MBA: Credit crunch, economic concerns drive slower lending
Last updated November 17th, 2008.
WASHINGTON, D.C. - Commercial and multifamily mortgage loan originations remained low in the third quarter, according to the Mortgage Bankers Association’s (MBA) Quarterly Survey of Commercial/Multifamily Mortgage Bankers Originations.
Third quarter originations were 53% lower than during the same period last year. The year-over-year decrease was seen across all property types and most investor groups.
“Uncertainty stemming from the credit crunch, and now the deteriorating economy, has led to a continued pull-back among both lenders and borrowers,” said Jamie Woodwell, MBA’s vice president of commercial real estate research.
“The need among most investor groups to conserve capital, and the uncertainty of how the slowing economy will affect property fundamentals is fueling a prolonged pause in all aspects of commercial real estate activity.”
Decreases in total commercial/multifamily mortgage originations continued to be led by a drop in commercial mortgage-backed security (CMBS) conduit loans and loans for commercial bank portfolios. These numbers show the impact of the recent credit crunch and other market disruptions.
The decrease in commercial/multifamily lending activity during the third quarter was driven by decreases in originations for all property types. When compared to the third quarter of 2007, the overall 53% decrease included an 87% decrease in loans for hotel properties, a 61% decrease in loans for office properties, a 59% decrease in loans for health care properties, a 39% decrease in loans for industrial properties, a 30% decrease in multifamily property loans, and a 30 decrease in retail property loans.

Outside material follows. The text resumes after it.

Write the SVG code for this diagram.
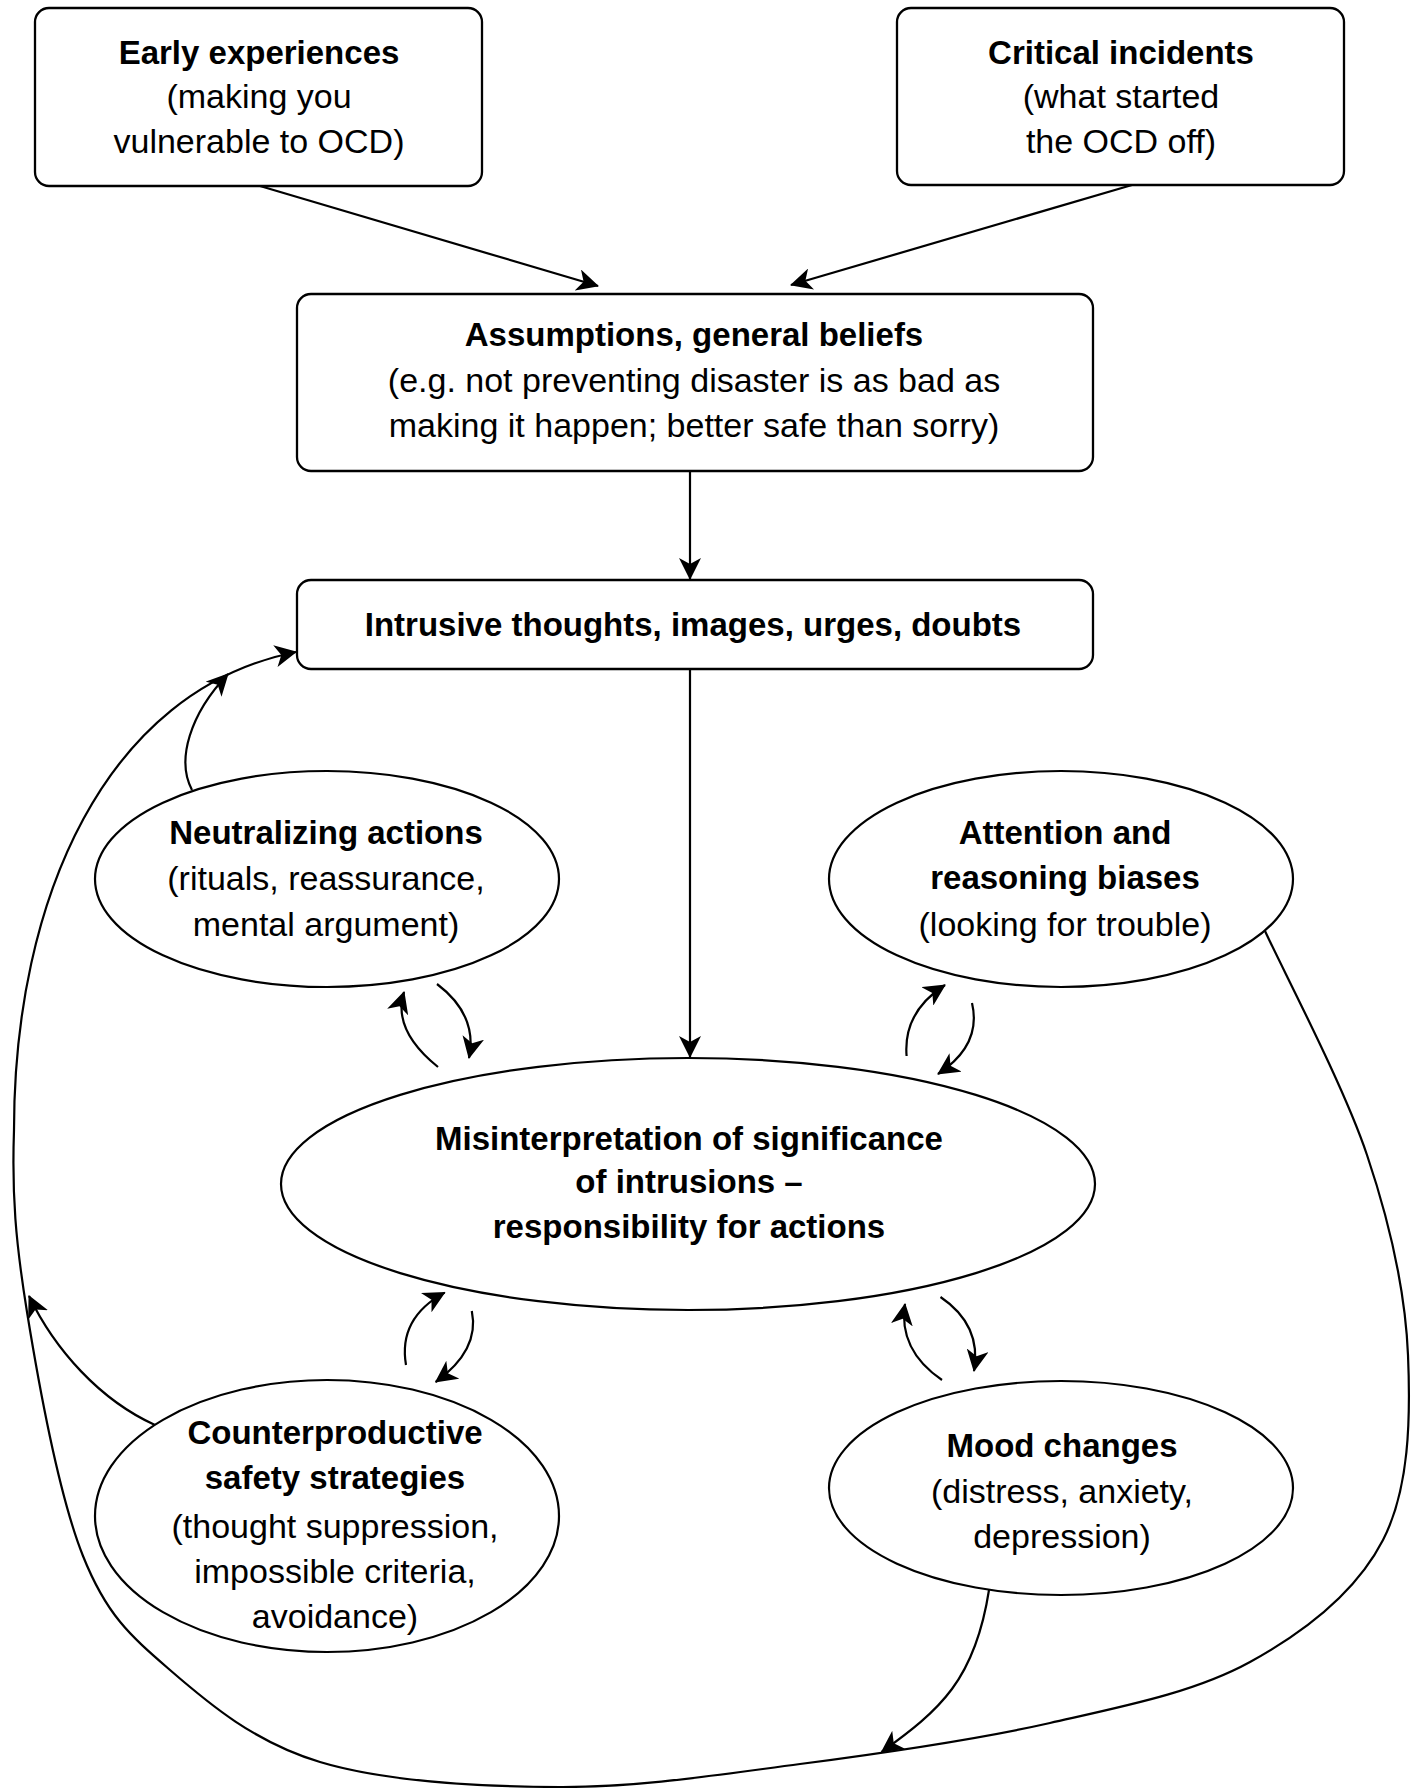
<svg xmlns="http://www.w3.org/2000/svg" width="1416" height="1788" viewBox="0 0 1416 1788">
<style>
.box{fill:#fff;stroke:#000;stroke-width:2.3}
.ell{fill:#fff;stroke:#000;stroke-width:2.2}
.con{fill:none;stroke:#000;stroke-width:2.2}
text{font-family:"Liberation Sans",Arial,sans-serif;text-anchor:middle;fill:#000}
.b{font-weight:bold;font-size:33px}
.r{font-size:34px}
</style>
<defs>
<marker id="ah" markerUnits="userSpaceOnUse" viewBox="0 0 22 22" markerWidth="22" markerHeight="22" refX="21" refY="11" orient="auto">
<path d="M0,0 L22,11 L0,22 L6,11 Z" fill="#000"/>
</marker>
</defs>
<rect width="1416" height="1788" fill="#fff"/>

<g id="connectors">
<path class="con" d="M260,186 L598,286" marker-end="url(#ah)"/>
<path class="con" d="M1132,185 L791,285" marker-end="url(#ah)"/>
<path class="con" d="M690,471 L690,579" marker-end="url(#ah)"/>
<path class="con" d="M690,669 L690,1057" marker-end="url(#ah)"/>
<path class="con" d="M192,790 C176,760 190,714 228,674" marker-end="url(#ah)"/>
<path class="con" d="M1265,931 C1282,968.3 1343.2,1084.3 1367,1155 C1390.8,1225.7 1405.3,1290.8 1408,1355 C1410.7,1419.2 1409.3,1488.8 1383,1540 C1356.7,1591.2 1305.5,1631.5 1250,1662 C1194.5,1692.5 1125,1706 1050,1723 C975,1740 881.7,1753.3 800,1764 C718.3,1774.7 640,1787.3 560,1787 C480,1786.7 385,1781.5 320,1762 C255,1742.5 209.5,1704.3 170,1670 C130.5,1635.7 106.8,1615.7 83,1556 C59.2,1496.3 38.5,1383 27,1312 C15.5,1241 11.8,1194.3 14,1130 C14,900 105,690 296,652" marker-end="url(#ah)"/>
<path class="con" d="M155,1425 C100,1400 55,1350 29,1296" marker-end="url(#ah)"/>
<path class="con" d="M989,1590 C975,1680 940,1710 881.6,1752" marker-end="url(#ah)"/>
<path class="con" d="M438,1067 Q392,1030 404,992" marker-end="url(#ah)"/>
<path class="con" d="M437,984 Q478,1015 469,1058" marker-end="url(#ah)"/>
<path class="con" d="M906.6,1056 Q903,1012 945,985" marker-end="url(#ah)"/>
<path class="con" d="M972,1003 Q982,1045 938,1074" marker-end="url(#ah)"/>
<path class="con" d="M406,1365 Q398,1318 444.7,1292.6" marker-end="url(#ah)"/>
<path class="con" d="M471.8,1311 Q480,1350 435.7,1382" marker-end="url(#ah)"/>
<path class="con" d="M942,1380 Q898,1350 905,1304" marker-end="url(#ah)"/>
<path class="con" d="M940.5,1297 Q982,1325 974,1371" marker-end="url(#ah)"/>
</g>

<g id="early">
<rect class="box" x="35" y="8" width="447" height="178" rx="14"/>
<text class="b" x="259" y="64">Early experiences</text>
<text class="r" x="259" y="108">(making you</text>
<text class="r" x="259" y="153">vulnerable to OCD)</text>
</g>
<g id="critical">
<rect class="box" x="897" y="8" width="447" height="177" rx="14"/>
<text class="b" x="1121" y="64">Critical incidents</text>
<text class="r" x="1121" y="108">(what started</text>
<text class="r" x="1121" y="153">the OCD off)</text>
</g>
<g id="assumptions">
<rect class="box" x="297" y="294" width="796" height="177" rx="14"/>
<text class="b" x="694" y="346">Assumptions, general beliefs</text>
<text class="r" x="694" y="392">(e.g. not preventing disaster is as bad as</text>
<text class="r" x="694" y="437">making it happen; better safe than sorry)</text>
</g>
<g id="intrusive">
<rect class="box" x="297" y="580" width="796" height="89" rx="14"/>
<text class="b" x="693" y="636">Intrusive thoughts, images, urges, doubts</text>
</g>
<g id="neutralizing">
<ellipse class="ell" cx="327" cy="879" rx="232" ry="108"/>
<text class="b" x="326" y="844">Neutralizing actions</text>
<text class="r" x="326" y="890">(rituals, reassurance,</text>
<text class="r" x="326" y="936">mental argument)</text>
</g>
<g id="attention">
<ellipse class="ell" cx="1061" cy="879" rx="232" ry="108"/>
<text class="b" x="1065" y="844">Attention and</text>
<text class="b" x="1065" y="889">reasoning biases</text>
<text class="r" x="1065" y="936">(looking for trouble)</text>
</g>
<g id="misinterpretation">
<ellipse class="ell" cx="688" cy="1184" rx="407" ry="126"/>
<text class="b" x="689" y="1150">Misinterpretation of significance</text>
<text class="b" x="689" y="1193">of intrusions –</text>
<text class="b" x="689" y="1238">responsibility for actions</text>
</g>
<g id="counterproductive">
<ellipse class="ell" cx="327" cy="1516" rx="232" ry="136"/>
<text class="b" x="335" y="1444">Counterproductive</text>
<text class="b" x="335" y="1489">safety strategies</text>
<text class="r" x="335" y="1538">(thought suppression,</text>
<text class="r" x="335" y="1583">impossible criteria,</text>
<text class="r" x="335" y="1628">avoidance)</text>
</g>
<g id="mood">
<ellipse class="ell" cx="1061" cy="1488" rx="232" ry="107"/>
<text class="b" x="1062" y="1457">Mood changes</text>
<text class="r" x="1062" y="1503">(distress, anxiety,</text>
<text class="r" x="1062" y="1548">depression)</text>
</g>
</svg>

Among investor types, conduits for CMBS saw a significant decrease of 93% compared to last year’s third quarter. There was also a 71% decrease in loans for commercial bank portfolios, and a 27% decrease in loans for life insurance companies. The dollar volume of loans for government-sponsored enterprises (or GSEs - Fannie Mae and Freddie Mac) saw an increase of 15%.
Third quarter 2008 mortgage originations were 11% lower than originations in the second quarter of 2008.
Among investor types, loans for commercial bank portfolios saw a decrease in loan volume of 55% compared to the second quarter of 2008, loans for conduits for CMBS saw an increase in loan volume of 67% compared to the second quarter of 2008, life insurance companies increased by 27% during the same time span, and GSEs volume increased 12% from the second quarter 2008 to third quarter 2008. On a quarter-over-quarter basis, the size of the decline in loans for commercial banks overwhelmed increases among other investor groups.
Compared to the second quarter of 2008, third quarter originations for hotel properties saw a 71% decrease. There was a 42% decrease for health care properties, a 28% decrease for office properties, a 22% increase for industrial properties, a 9% increase for retail properties, and a 9% increase for multifamily properties.